Later, in the White House driveway, Majority Leader Reid said his message to the president was that he wanted to work with him and his people to find a reasonable way to end the war.

"It's not going to be easy, but it's important. And I said to the president that it's very clear that the number-one issue is Iraq," Reid said. "Don't talk about the other things in this emergency spending bill. Iraq is the issue we must be concerned about."

Another Democrat at the meeting said the president seemed open to discussing a spending bill with benchmarks for political progress in Iraq. Back at the Capitol, the Senate's number-two Republican, Trent Lott (R-MS), said such benchmarks could be the key to a deal.

"I think Republicans, and the president, are amenable to some benchmarks, provided they don't slop over into trying to … dictate to the commander in chief, or the commanders on the ground," Lott said.

Whatever form the benchmarks take, Maine Republican Sen. Susan Collins said they have to be meaningful.

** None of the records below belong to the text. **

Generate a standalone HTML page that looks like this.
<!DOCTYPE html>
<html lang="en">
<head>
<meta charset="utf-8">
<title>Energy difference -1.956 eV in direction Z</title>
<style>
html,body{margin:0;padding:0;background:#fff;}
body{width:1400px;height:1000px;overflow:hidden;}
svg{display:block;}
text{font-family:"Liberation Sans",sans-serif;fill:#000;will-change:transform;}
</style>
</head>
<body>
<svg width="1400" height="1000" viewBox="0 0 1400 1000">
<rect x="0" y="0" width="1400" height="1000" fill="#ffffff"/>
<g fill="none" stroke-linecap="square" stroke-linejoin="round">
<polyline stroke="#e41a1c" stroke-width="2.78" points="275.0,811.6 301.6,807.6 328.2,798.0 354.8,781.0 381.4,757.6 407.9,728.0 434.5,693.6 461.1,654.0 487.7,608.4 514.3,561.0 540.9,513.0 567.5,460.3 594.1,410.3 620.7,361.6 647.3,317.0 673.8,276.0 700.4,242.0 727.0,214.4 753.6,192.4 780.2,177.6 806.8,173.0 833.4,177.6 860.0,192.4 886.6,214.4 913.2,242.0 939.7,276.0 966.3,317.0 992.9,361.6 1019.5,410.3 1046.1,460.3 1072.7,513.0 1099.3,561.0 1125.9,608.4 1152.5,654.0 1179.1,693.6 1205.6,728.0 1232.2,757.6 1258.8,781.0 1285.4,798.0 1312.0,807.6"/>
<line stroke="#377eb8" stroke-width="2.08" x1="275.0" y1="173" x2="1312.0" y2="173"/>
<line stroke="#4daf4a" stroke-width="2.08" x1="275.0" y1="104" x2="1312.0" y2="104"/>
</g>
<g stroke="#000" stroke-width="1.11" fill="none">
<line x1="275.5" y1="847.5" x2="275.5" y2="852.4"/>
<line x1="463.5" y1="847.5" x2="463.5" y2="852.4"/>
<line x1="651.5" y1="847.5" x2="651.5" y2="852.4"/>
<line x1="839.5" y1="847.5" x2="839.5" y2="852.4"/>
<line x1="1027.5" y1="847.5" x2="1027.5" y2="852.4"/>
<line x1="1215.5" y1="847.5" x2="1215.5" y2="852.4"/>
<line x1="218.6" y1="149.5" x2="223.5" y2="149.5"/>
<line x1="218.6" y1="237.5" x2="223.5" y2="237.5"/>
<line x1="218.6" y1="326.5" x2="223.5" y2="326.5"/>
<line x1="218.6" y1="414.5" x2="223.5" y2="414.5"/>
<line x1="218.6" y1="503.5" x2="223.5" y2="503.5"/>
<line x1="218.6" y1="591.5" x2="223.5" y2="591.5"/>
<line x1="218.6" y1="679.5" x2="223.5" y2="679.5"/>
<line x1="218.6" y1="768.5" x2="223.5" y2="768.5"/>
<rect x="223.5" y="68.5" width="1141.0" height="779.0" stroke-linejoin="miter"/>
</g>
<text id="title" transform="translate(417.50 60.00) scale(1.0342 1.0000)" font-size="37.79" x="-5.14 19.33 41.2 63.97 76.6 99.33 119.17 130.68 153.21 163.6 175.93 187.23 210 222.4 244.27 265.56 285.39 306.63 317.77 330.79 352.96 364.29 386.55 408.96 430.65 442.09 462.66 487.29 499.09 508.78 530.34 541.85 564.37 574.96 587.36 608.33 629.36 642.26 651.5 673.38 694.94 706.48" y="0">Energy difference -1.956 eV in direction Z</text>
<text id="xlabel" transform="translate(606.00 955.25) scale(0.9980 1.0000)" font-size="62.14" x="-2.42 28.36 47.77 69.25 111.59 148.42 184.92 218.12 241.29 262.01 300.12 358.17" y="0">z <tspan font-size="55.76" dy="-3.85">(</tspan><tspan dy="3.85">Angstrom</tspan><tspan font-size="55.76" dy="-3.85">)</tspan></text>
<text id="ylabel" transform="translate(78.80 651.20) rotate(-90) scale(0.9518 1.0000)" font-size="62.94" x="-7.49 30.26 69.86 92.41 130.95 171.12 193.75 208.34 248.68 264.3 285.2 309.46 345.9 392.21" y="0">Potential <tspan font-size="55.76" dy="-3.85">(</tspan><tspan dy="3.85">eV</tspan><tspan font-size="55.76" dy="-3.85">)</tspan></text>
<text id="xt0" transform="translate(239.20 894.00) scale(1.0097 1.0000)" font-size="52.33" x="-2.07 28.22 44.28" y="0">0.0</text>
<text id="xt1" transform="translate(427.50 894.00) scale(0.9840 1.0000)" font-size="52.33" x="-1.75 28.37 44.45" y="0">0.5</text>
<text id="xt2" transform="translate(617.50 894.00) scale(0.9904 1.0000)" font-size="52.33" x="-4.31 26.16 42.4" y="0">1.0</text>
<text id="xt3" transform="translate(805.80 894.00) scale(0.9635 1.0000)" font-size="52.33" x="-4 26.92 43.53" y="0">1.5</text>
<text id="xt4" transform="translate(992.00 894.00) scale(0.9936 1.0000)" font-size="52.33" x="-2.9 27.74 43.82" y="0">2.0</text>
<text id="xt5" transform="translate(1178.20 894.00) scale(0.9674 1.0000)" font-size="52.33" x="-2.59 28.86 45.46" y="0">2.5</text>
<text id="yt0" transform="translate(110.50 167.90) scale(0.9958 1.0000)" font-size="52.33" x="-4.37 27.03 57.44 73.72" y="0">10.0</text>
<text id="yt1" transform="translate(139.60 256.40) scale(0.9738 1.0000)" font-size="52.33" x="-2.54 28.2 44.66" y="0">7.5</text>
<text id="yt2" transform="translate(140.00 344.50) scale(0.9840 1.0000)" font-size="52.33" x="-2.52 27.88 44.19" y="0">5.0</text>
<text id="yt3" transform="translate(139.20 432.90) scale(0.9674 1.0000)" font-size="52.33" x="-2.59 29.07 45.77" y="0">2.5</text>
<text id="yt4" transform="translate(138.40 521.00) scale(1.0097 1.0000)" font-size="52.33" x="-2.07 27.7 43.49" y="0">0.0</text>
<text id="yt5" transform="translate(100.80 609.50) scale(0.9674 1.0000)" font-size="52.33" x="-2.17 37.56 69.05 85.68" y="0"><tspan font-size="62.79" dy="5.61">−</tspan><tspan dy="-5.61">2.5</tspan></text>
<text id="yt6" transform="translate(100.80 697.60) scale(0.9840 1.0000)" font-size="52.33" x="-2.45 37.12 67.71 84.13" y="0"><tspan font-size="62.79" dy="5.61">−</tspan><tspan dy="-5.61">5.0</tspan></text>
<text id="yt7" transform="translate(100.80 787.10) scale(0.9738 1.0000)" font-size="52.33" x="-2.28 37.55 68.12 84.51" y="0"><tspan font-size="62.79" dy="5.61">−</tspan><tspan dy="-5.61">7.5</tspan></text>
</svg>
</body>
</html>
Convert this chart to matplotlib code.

"Obviously, the president would prefer a straight funding bill, with no benchmarks, no conditions, no reports," Collins said. "Many of us on both sides of the aisle don't see that as viable and think that we should be sitting down with the Democrats, and with the administration, at this point and try to work out a compromise."

The Senate's number-two Democrat, Dick Durbin (D-IL), says Thursday's talks with White House Chief of Staff Joshua Bolten are an important step to reaching a deal.

"We'll have an idea of what the president would consider. Today he could've made an offer. He didn't," Durbin said. "But I think Josh Bolten has been given the authority to come in with an offer."

Durbin says he hopes this new war-funding bill, however it comes out, will be on the president's desk by Memorial Day.